I was late to work Thursday morning, and the Dom tried to get me out of bed, but I was deep in the pit and there was no more anger, just emptiness. The void. I wasn’t worth being angry at anymore, wasn’t worth hating. I was just worthless.
And worthless people don’t get out of bed.
Eventually, he convinced me to go. I shouldn’t have, it was stupid. I spent hours at work on a project, and then the program messed up, and I lost all of the work. It was mid-afternoon, and I stared at my computer screen trying to believe that I hadn’t just lost ALL of the work I had done.
But I had.
At least by that point I was already empty, no more anger to happen, so I just got up and left work. I think I’ve walked out of work without telling anyone a handful of times in my life, and yesterday was one of them. I took xanax when I got home, grabbed a pillow, went into my closet and slept.
I slept a lot yesterday, and last night. I talked to a few people (including the Dom) who tried to pull me out of this in their own way, but the problem isn’t reality. Logic isn’t the issue. It’s me. I’m a mess.
I hide it really fucking well, because (remember what I said at the beginning?) when I’m doing well, I’m feeling great. I feel invincible. I feel fantastic. I look like I have everything together, mostly because at that time I do.
And I’m getting better today. I was able to get up with my alarm, and shower, and come to work. I still haven’t eaten yet today, but I’ll feel hunger at some point. The Dom will harass me until I eat anyway, and the bottle of wine he dropped off outside of my apartment is contingent upon me eating food, with protein. I know in the out-of-body way that there is nothing more I could have done to hit the list. I did everything I could, spent an irresponsible amount of money on promotion and giveaways, dedicated a ton of time to it.
I know this.
The problem is my brain doesn’t care. My brain is black and white, pass or fail – and I failed. This is the downside to being the type of person I am. This is one of the reasons I’m such a twisted masochist. I like being hurt, it makes me feel better. I have another session with the Dom on Saturday to try and fix this.
I want to pull out of the pit. I don’t want to listen to the demons. I don’t want to hate myself as much as I do right now. I know it’s ridiculous. I know that it’s hard for people to understand. I know that for others it’s as easy as shrugging, acknowledging that they did their best, and then moving on.
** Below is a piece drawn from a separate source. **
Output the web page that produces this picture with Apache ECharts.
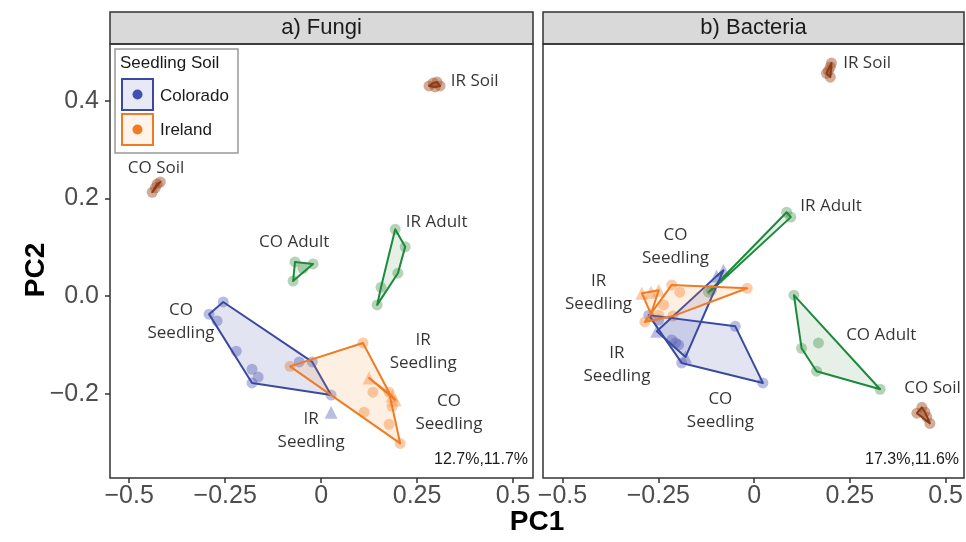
<!DOCTYPE html>
<html>
<head>
<meta charset="utf-8">
<script src="https://cdn.jsdelivr.net/npm/echarts@6/dist/echarts.min.js"></script>
<style>
  html, body { margin: 0; padding: 0; background: #fff; }
  #chart-container { width: 966px; height: 542px; }
</style>
</head>
<body>
<div id="chart-container"></div>
<script>
// ---- data: PC1 / PC2 scores ----
var xTicks = [-0.5, -0.25, 0, 0.25, 0.5];
var yTicks = [-0.2, 0, 0.2, 0.4];
var panelTitles = ['a) Fungi', 'b) Bacteria'];
var varExplained = ['12.7%,11.7%', '17.3%,11.6%'];

// fungi
var fungiCOSoil = [[-0.440, 0.213], [-0.432, 0.222], [-0.427, 0.230], [-0.419, 0.234]];
var fungiIRSoil = [[0.281, 0.431], [0.292, 0.437], [0.302, 0.439], [0.310, 0.431], [0.297, 0.429]];
var fungiCOAdult = [[-0.068, 0.070], [-0.021, 0.066], [-0.073, 0.031], [-0.047, 0.057]];
var fungiIRAdult = [[0.193, 0.137], [0.219, 0.101], [0.200, 0.047], [0.156, 0.018], [0.146, -0.018]];
var fungiCOSeedCircle = [[-0.255, -0.012], [-0.292, -0.037], [-0.271, -0.051], [-0.221, -0.113], [-0.180, -0.150],
  [-0.164, -0.166], [-0.180, -0.178], [-0.057, -0.135], [-0.023, -0.135], [0.026, -0.203]];
var fungiCOSeedTri = [[0.026, -0.238]];
var fungiIRSeedCircle = [[-0.081, -0.144], [0.109, -0.096], [0.135, -0.197], [0.177, -0.197], [0.185, -0.226],
  [0.112, -0.238], [0.177, -0.263], [0.206, -0.302]];
var fungiIRSeedTri = [[0.125, -0.168], [0.193, -0.213], [0.185, -0.205]];

// bacteria
var bactCOSoil = [[0.438, -0.228], [0.425, -0.240], [0.459, -0.261], [0.446, -0.238], [0.451, -0.248]];
var bactIRSoil = [[0.202, 0.478], [0.199, 0.470], [0.189, 0.457], [0.199, 0.449], [0.194, 0.462]];
var bactCOAdult = [[0.104, 0.002], [0.124, -0.107], [0.168, -0.096], [0.163, -0.154], [0.329, -0.191]];
var bactIRAdult = [[0.085, 0.172], [0.096, 0.162], [-0.119, 0.008], [-0.111, 0.012]];
var bactCOSeedCircle = [[-0.275, -0.039], [-0.049, -0.062], [0.023, -0.178], [-0.189, -0.137], [-0.205, -0.096],
  [-0.215, -0.090], [-0.197, -0.100], [-0.249, -0.049]];
var bactCOSeedTri = [[-0.080, 0.053], [-0.098, 0.041], [-0.254, -0.072], [-0.179, -0.125]];
var bactIRSeedCircle = [[-0.215, 0.023], [-0.018, 0.016], [-0.285, -0.053], [-0.249, -0.039], [-0.212, -0.041],
  [-0.194, 0.008], [-0.236, -0.018]];
var bactIRSeedTri = [[-0.293, 0.006], [-0.269, 0.008], [-0.249, 0.012], [-0.269, -0.037]];

// text annotations (label centre in data units)
var fungiLabels = [
  ['CO Soil', -0.430, 0.263], ['IR Soil', 0.400, 0.441], ['CO Adult', -0.070, 0.111], ['IR Adult', 0.301, 0.152],
  ['CO\nSeedling', -0.365, -0.053], ['IR\nSeedling', 0.266, -0.113], ['CO\nSeedling', 0.333, -0.240],
  ['IR\nSeedling', -0.026, -0.275]
];
var bactLabels = [
  ['IR Soil', 0.295, 0.478], ['IR Adult', 0.201, 0.185], ['CO\nSeedling', -0.205, 0.101],
  ['IR\nSeedling', -0.406, 0.008], ['IR\nSeedling', -0.358, -0.140], ['CO\nSeedling', -0.088, -0.234],
  ['CO Adult', 0.332, -0.080], ['CO Soil', 0.466, -0.189]
];

// ---- styles ----
var kinds = {
  soil:  { line: '#8c3b17', point: 'rgba(160,82,40,0.6)',  fill: 'rgba(160,82,40,0.15)' },
  adult: { line: '#1b8a3b', point: 'rgba(86,156,92,0.55)', fill: 'rgba(60,140,70,0.13)' },
  co:    { line: '#3a4aa0', point: 'rgba(98,104,190,0.55)', fill: 'rgba(60,75,165,0.15)' },
  ir:    { line: '#f07b22', point: 'rgba(245,140,60,0.55)', fill: 'rgba(245,145,65,0.15)' }
};

var panels = [
  [
    [fungiCOSoil, 'soil', 'circle'], [fungiIRSoil, 'soil', 'circle'],
    [fungiCOAdult, 'adult', 'circle'], [fungiIRAdult, 'adult', 'circle'],
    [fungiCOSeedCircle, 'co', 'circle'], [fungiCOSeedTri, 'co', 'triangle'],
    [fungiIRSeedCircle, 'ir', 'circle'], [fungiIRSeedTri, 'ir', 'triangle']
  ],
  [
    [bactCOSoil, 'soil', 'circle'], [bactIRSoil, 'soil', 'circle'],
    [bactCOAdult, 'adult', 'circle'], [bactIRAdult, 'adult', 'circle'],
    [bactCOSeedCircle, 'co', 'circle'], [bactCOSeedTri, 'co', 'triangle'],
    [bactIRSeedCircle, 'ir', 'circle'], [bactIRSeedTri, 'ir', 'triangle']
  ]
];
var panelLabels = [fungiLabels, bactLabels];

function convexHull(points) {
  var p = points.slice().sort(function (a, b) { return a[0] - b[0] || a[1] - b[1]; });
  if (p.length < 3) return p;
  function cross(o, a, b) { return (a[0] - o[0]) * (b[1] - o[1]) - (a[1] - o[1]) * (b[0] - o[0]); }
  var lower = [], upper = [];
  for (var i = 0; i < p.length; i++) {
    while (lower.length >= 2 && cross(lower[lower.length - 2], lower[lower.length - 1], p[i]) <= 0) lower.pop();
    lower.push(p[i]);
  }
  for (var j = p.length - 1; j >= 0; j--) {
    while (upper.length >= 2 && cross(upper[upper.length - 2], upper[upper.length - 1], p[j]) <= 0) upper.pop();
    upper.push(p[j]);
  }
  upper.pop(); lower.pop();
  return lower.concat(upper);
}

function fmtX(v) { return v < 0 ? '\u2212' + Math.abs(v) : String(v); }
function fmtY(v) { return (v < 0 ? '\u2212' : '') + Math.abs(v).toFixed(1); }

var grids = [
  { left: 110, top: 44, width: 423, height: 434 },
  { left: 543, top: 44, width: 421, height: 434 }
];
var xRanges = [[-0.55, 0.552], [-0.551, 0.540]];
var yRange = [-0.373, 0.517];

var tickFont = { color: '#4d4d4d', fontSize: 25, fontFamily: 'Liberation Sans' };

var xAxes = [], yAxes = [], series = [];
grids.forEach(function (g, gi) {
  xAxes.push({
    type: 'value', gridIndex: gi, min: xRanges[gi][0], max: xRanges[gi][1],
    splitLine: { show: false }, axisLine: { show: false, onZero: false },
    axisTick: { show: true, length: 5, customValues: xTicks, lineStyle: { color: '#333', width: 1.5 } },
    axisLabel: Object.assign({ show: true, margin: 6, customValues: xTicks, formatter: fmtX }, tickFont)
  });
  yAxes.push({
    type: 'value', gridIndex: gi, min: yRange[0], max: yRange[1],
    splitLine: { show: false }, axisLine: { show: false, onZero: false },
    axisTick: { show: gi === 0, length: 5, customValues: yTicks, lineStyle: { color: '#333', width: 1.5 } },
    axisLabel: Object.assign({ show: gi === 0, margin: 11, customValues: yTicks, formatter: fmtY }, tickFont)
  });

  panels[gi].forEach(function (grp) {
    var pts = grp[0], st = kinds[grp[1]];
    series.push({
      type: 'scatter', xAxisIndex: gi, yAxisIndex: gi, silent: true, z: 2,
      symbol: grp[2], symbolSize: grp[2] === 'triangle' ? 13 : 11,
      itemStyle: { color: st.point },
      data: pts
    });
    var hull = convexHull(pts);
    if (hull.length >= 2) {
      series.push({
        type: 'custom', xAxisIndex: gi, yAxisIndex: gi, silent: true, z: 3,
        data: hull,
        renderItem: function (params, api) {
          if (params.dataIndex !== 0) return;
          var poly = hull.map(function (d) { return api.coord(d); });
          return {
            type: 'polygon', shape: { points: poly },
            style: { fill: st.fill, stroke: st.line, lineWidth: 2, lineJoin: 'round' }
          };
        }
      });
    }
  });

  series.push({
    type: 'scatter', xAxisIndex: gi, yAxisIndex: gi, silent: true, z: 5,
    symbolSize: 0,
    data: panelLabels[gi].map(function (l) { return { name: l[0], value: [l[1], l[2]] }; }),
    label: {
      show: true, position: 'inside', formatter: '{b}', color: '#000',
      fontSize: 17, fontFamily: 'Open Sans', lineHeight: 23
    }
  });
});

var graphics = [];
grids.forEach(function (g, gi) {
  graphics.push({
    type: 'rect', z: 10, silent: true,
    shape: { x: g.left, y: 12, width: g.width, height: 32 },
    style: { fill: '#d9d9d9', stroke: '#333', lineWidth: 1.5 }
  });
  graphics.push({
    type: 'text', z: 11, silent: true, x: g.left + g.width / 2, y: 28,
    style: { text: panelTitles[gi], font: '22px "Liberation Sans"', fill: '#1a1a1a', align: 'center', verticalAlign: 'middle' }
  });
  graphics.push({
    type: 'rect', z: 10, silent: true,
    shape: { x: g.left, y: g.top, width: g.width, height: g.height },
    style: { fill: 'none', stroke: '#333', lineWidth: 1.5 }
  });
  graphics.push({
    type: 'text', z: 11, silent: true, x: g.left + g.width - 5, y: g.top + g.height - 18,
    style: { text: varExplained[gi], font: '16px "Liberation Sans"', fill: '#1a1a1a', align: 'right', verticalAlign: 'middle' }
  });
});

// legend
graphics.push(
  { type: 'rect', z: 12, shape: { x: 115, y: 49, width: 123, height: 104 }, style: { fill: '#fff', stroke: '#999', lineWidth: 1.5 } },
  { type: 'text', z: 13, x: 120, y: 63, style: { text: 'Seedling Soil', font: '17px "Liberation Sans"', fill: '#1a1a1a', verticalAlign: 'middle' } },
  { type: 'rect', z: 13, shape: { x: 122, y: 79, width: 31, height: 31 }, style: { fill: 'rgba(60,75,165,0.12)', stroke: kinds.co.line, lineWidth: 2 } },
  { type: 'circle', z: 14, shape: { cx: 137.5, cy: 94.5, r: 5 }, style: { fill: '#3f51b5' } },
  { type: 'text', z: 13, x: 160, y: 96, style: { text: 'Colorado', font: '17px "Liberation Sans"', fill: '#1a1a1a', verticalAlign: 'middle' } },
  { type: 'rect', z: 13, shape: { x: 122, y: 114, width: 31, height: 31 }, style: { fill: 'rgba(245,145,65,0.1)', stroke: kinds.ir.line, lineWidth: 2 } },
  { type: 'circle', z: 14, shape: { cx: 137.5, cy: 129.5, r: 5 }, style: { fill: '#f07b22' } },
  { type: 'text', z: 13, x: 160, y: 130, style: { text: 'Ireland', font: '17px "Liberation Sans"', fill: '#1a1a1a', verticalAlign: 'middle' } },
  // axis titles
  { type: 'text', z: 13, x: 537, y: 522, style: { text: 'PC1', font: 'bold 28px "Liberation Sans"', fill: '#000', align: 'center', verticalAlign: 'middle' } },
  { type: 'text', z: 13, x: 36, y: 270, rotation: Math.PI / 2, style: { text: 'PC2', font: 'bold 28px "Liberation Sans"', fill: '#000', align: 'center', verticalAlign: 'middle' } }
);

var dom = document.getElementById('chart-container');
var myChart = echarts.init(dom, null, { renderer: 'canvas' });
var option = {
  animation: false,
  backgroundColor: '#fff',
  grid: grids,
  xAxis: xAxes,
  yAxis: yAxes,
  series: series,
  graphic: graphics
};
myChart.setOption(option);
window.addEventListener('resize', myChart.resize);
</script>
</body>
</html>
It’s not even that I have a very good chance of hitting the list in August (with another boxset).
None of that matters to my brain.
Normally I’d just stay silent about this fucked up side of my personality. I’d keep quiet about all the not-fun-darkness that seeps in at the edges of my life, always waiting for me to slip up, make a mistake, fail in some way so it can swallow me whole.
But I’m lucky enough to have a lot of people who care, a lot of people who are worried about me, and a lot of people who don’t understand why I collapsed in on myself this week. Why I have all the feelings.
So, if you wanted to know, now you do. I’m working on digging myself out. I’m a real mess upstairs, but I appreciate all of you more than I can say.
And until I feel better, I have xanax, and wine, and I won’t hurt myself because that’s my Dom’s job. <3 So you don’t need to worry.